A photo of a fossil of Lestodon, a mylodontoid ground sloth from South America, on display at the American Museum of Natural History. Credit: AMNH/D. Finnin

“The combined molecular results are surprising on many levels,” said Graham Slater, an assistant professor of geophysical sciences at the University of Chicago, who was involved in the protein paper. “Not only do they rewrite sloth classification, they suggest much of what we thought we knew about how sloths evolved may be wrong. We’ve been used to thinking that today’s sloths evolved independently for life in the trees from a ground-dwelling ancestor, but our results suggest that the basal, or ancestral, sloth may have been at home in both.”

One reason for this thinking is that most of the West Indian sloths appear to have been highly arboreal, with some showing adaptations quite similar to those of the living tree sloths.

“Although the molecular results conflict with current paleontological views based on anatomical features, there can be only one history of life,” said MacPhee.

“The job now is to reconcile these differing methods of inference, which means a lot more work on everyone’s part. We are going to learn a lot, and that’s exciting.”

The paleoproteomic investigation was supported by the U.S. National Science Foundation, under grant #s OPP 0636639 and DEB 1547414. The mitogenomic investigation was supported by grants from the French National Centre for Scientific Research (CNRS), the University of Montpellier (UM), the French National Research Agency (CEBA, ANR-10-LABX-25-01; CEMEB, ANR-10-LABX-0004; GAARAnti, ANR-17-CE31-0009), the Natural Sciences and Engineering Research Council of Canada (NSERC, no. RGPIN04184-15), and the Canada Research Chairs programme.

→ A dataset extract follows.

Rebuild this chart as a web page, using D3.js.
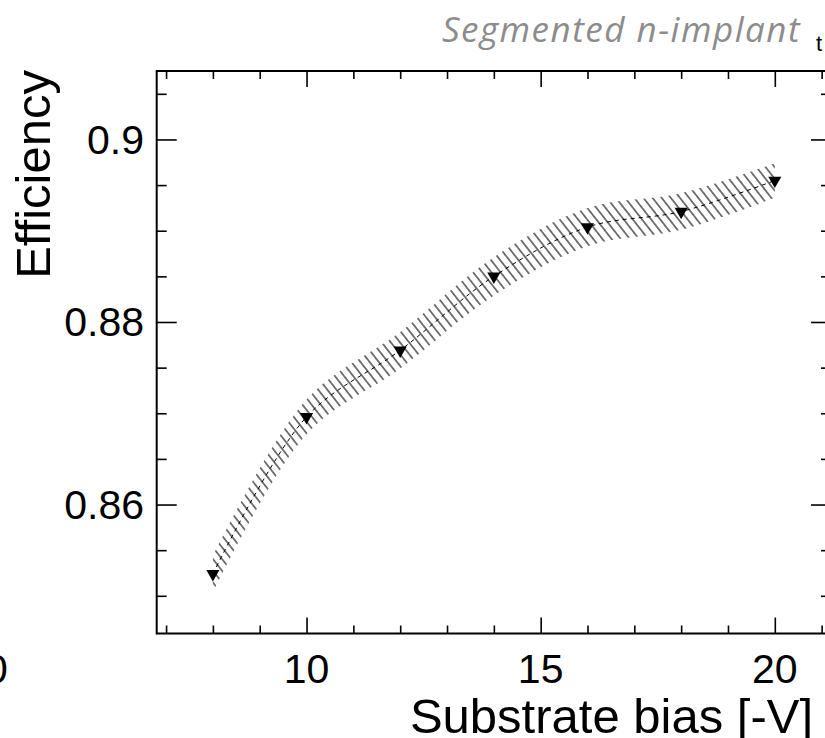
<!DOCTYPE html>
<html lang="en">
<head>
<meta charset="UTF-8">
<title>Efficiency vs substrate bias</title>
<script src="https://cdn.jsdelivr.net/npm/d3@7"></script>
<style>
  body { margin: 0; background: #fff; }
  svg { display: block; }
</style>
</head>
<body>
<svg width="825" height="738"></svg>
<script>
// values
var biasV = [8, 10, 12, 14, 16, 18, 20];
var efficiency = [0.8524, 0.8696, 0.8769, 0.8850, 0.8904, 0.8921, 0.8955];
var effErr = [0.0020, 0.0019, 0.0020, 0.0021, 0.0021, 0.0020, 0.0019];
var xMajorTicks = [10, 15, 20];
var xMinorTicks = [7, 8, 9, 11, 12, 13, 14, 16, 17, 18, 19, 21];
var yMajorTicks = [0.86, 0.88, 0.9];
var yMinorTicks = [0.85, 0.855, 0.865, 0.87, 0.875, 0.885, 0.89, 0.895, 0.905];

var data = biasV.map(function (v, i) {
    return { x: v, y: efficiency[i], e: effErr[i] };
});

// frame edges (the right one falls just outside the crop)
var fLeft = 156.7, fRight = 831, fTop = 71, fBottom = 633.5;

var x = d3.scaleLinear().domain([6.8, 21.2]).range([fLeft, fRight]);
var y = d3.scaleLinear().domain([0.84587, 0.9075]).range([fBottom, fTop]);

var svg = d3.select("svg");
var font = "'Liberation Sans', Arial, Helvetica, sans-serif";

// hatch pattern for the error band
var defs = svg.append("defs");
defs.append("pattern")
    .attr("id", "hatch")
    .attr("patternUnits", "userSpaceOnUse")
    .attr("width", 7.2)
    .attr("height", 20)
    .attr("patternTransform", "rotate(-38)")
    .append("line")
    .attr("x1", 3.6).attr("y1", -5)
    .attr("x2", 3.6).attr("y2", 25)
    .attr("stroke", "#333")
    .attr("stroke-width", 1.3);

var smooth = d3.curveCatmullRom.alpha(0.5);

var band = d3.area()
    .x(function (d) { return x(d.x); })
    .y0(function (d) { return y(d.y - d.e); })
    .y1(function (d) { return y(d.y + d.e); })
    .curve(smooth);

svg.append("path")
    .datum(data)
    .attr("d", band)
    .attr("fill", "url(#hatch)");

var line = d3.line()
    .x(function (d) { return x(d.x); })
    .y(function (d) { return y(d.y); })
    .curve(smooth);

svg.append("path")
    .datum(data)
    .attr("d", line)
    .attr("fill", "none")
    .attr("stroke", "#000")
    .attr("stroke-width", 1)
    .attr("stroke-dasharray", "4,4");

svg.selectAll(".pt")
    .data(data)
    .enter().append("path")
    .attr("class", "pt")
    .attr("d", d3.symbol().type(d3.symbolTriangle).size(75))
    .attr("transform", function (d) {
        return "translate(" + x(d.x) + "," + y(d.y) + ") rotate(180)";
    })
    .attr("fill", "#000");

// frame
svg.append("rect")
    .attr("x", fLeft).attr("y", fTop)
    .attr("width", fRight - fLeft).attr("height", fBottom - fTop)
    .attr("fill", "none")
    .attr("stroke", "#000")
    .attr("stroke-width", 2);

// axes with ROOT-style inward ticks
var xBottom = d3.axisTop(x).tickValues(xMajorTicks).tickSize(16).tickFormat("");
var xBottomMinor = d3.axisTop(x).tickValues(xMinorTicks).tickSize(8).tickFormat("");
var xTop = d3.axisBottom(x).tickValues(xMajorTicks).tickSize(16).tickFormat("");
var xTopMinor = d3.axisBottom(x).tickValues(xMinorTicks).tickSize(8).tickFormat("");
var yLeft = d3.axisRight(y).tickValues(yMajorTicks).tickSize(20).tickFormat("");
var yLeftMinor = d3.axisRight(y).tickValues(yMinorTicks).tickSize(10).tickFormat("");
var yRight = d3.axisLeft(y).tickValues(yMajorTicks).tickSize(20).tickFormat("");
var yRightMinor = d3.axisLeft(y).tickValues(yMinorTicks).tickSize(10).tickFormat("");

[[xBottom, 0, fBottom], [xBottomMinor, 0, fBottom], [xTop, 0, fTop], [xTopMinor, 0, fTop],
 [yLeft, fLeft, 0], [yLeftMinor, fLeft, 0], [yRight, fRight, 0], [yRightMinor, fRight, 0]]
    .forEach(function (a) {
        var g = svg.append("g")
            .attr("transform", "translate(" + a[1] + "," + a[2] + ")")
            .call(a[0]);
        g.select(".domain").remove();
        g.selectAll("line").attr("stroke", "#000").attr("stroke-width", 1.6);
    });

// tick labels
svg.selectAll(".xlab")
    .data(xMajorTicks)
    .enter().append("text")
    .attr("x", function (d) { return x(d); })
    .attr("y", 682.5)
    .attr("text-anchor", "middle")
    .style("font-family", font)
    .style("font-size", "41px")
    .text(function (d) { return d; });

svg.selectAll(".ylab")
    .data(yMajorTicks)
    .enter().append("text")
    .attr("x", 144)
    .attr("y", function (d) { return y(d) + 14.5; })
    .attr("text-anchor", "end")
    .style("font-family", font)
    .style("font-size", "41px")
    .text(function (d) { return d3.format("")(d); });

// axis titles
svg.append("text")
    .attr("x", 813).attr("y", 732.5)
    .attr("text-anchor", "end")
    .style("font-family", font)
    .style("font-size", "49px")
    .text("Substrate bias [-V]");

svg.append("text")
    .attr("transform", "translate(50,70) rotate(-90)")
    .attr("text-anchor", "end")
    .style("font-family", font)
    .style("font-size", "49px")
    .text("Efficiency");

// header label
svg.append("text")
    .attr("x", 801).attr("y", 42)
    .attr("text-anchor", "end")
    .style("font-family", "'Open Sans', Lato, sans-serif")
    .style("font-style", "italic")
    .style("font-size", "35px")
    .style("letter-spacing", "1.5px")
    .attr("fill", "#8c8c8c")
    .text("Segmented n-implant");

// fragments of neighbouring panels cut by the crop
svg.append("text")
    .attr("x", 816).attr("y", 51)
    .style("font-family", font)
    .style("font-size", "22px")
    .text("t");

svg.append("clipPath").attr("id", "leftcut")
    .append("rect").attr("x", 0).attr("y", 600).attr("width", 9).attr("height", 100);
svg.append("text")
    .attr("x", -15).attr("y", 682.5)
    .attr("clip-path", "url(#leftcut)")
    .style("font-family", font)
    .style("font-size", "41px")
    .text("00");
</script>
</body>
</html>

“Until recently, extinct organisms could only be included in genealogical analyses of living organisms by using data based on their morphology or appearance,” said Simon Malcomber, a program director at the National Science Foundation, which funded the paleoproteomic research. “This research shows how the combined molecular analyses of extinct and living relatives can provide surprising–and exciting–new insights into how life on Earth has evolved. These new extraction methods open the door to fresh examination of relationships between living and extinct organisms, and how the diversity of life has changed over time.”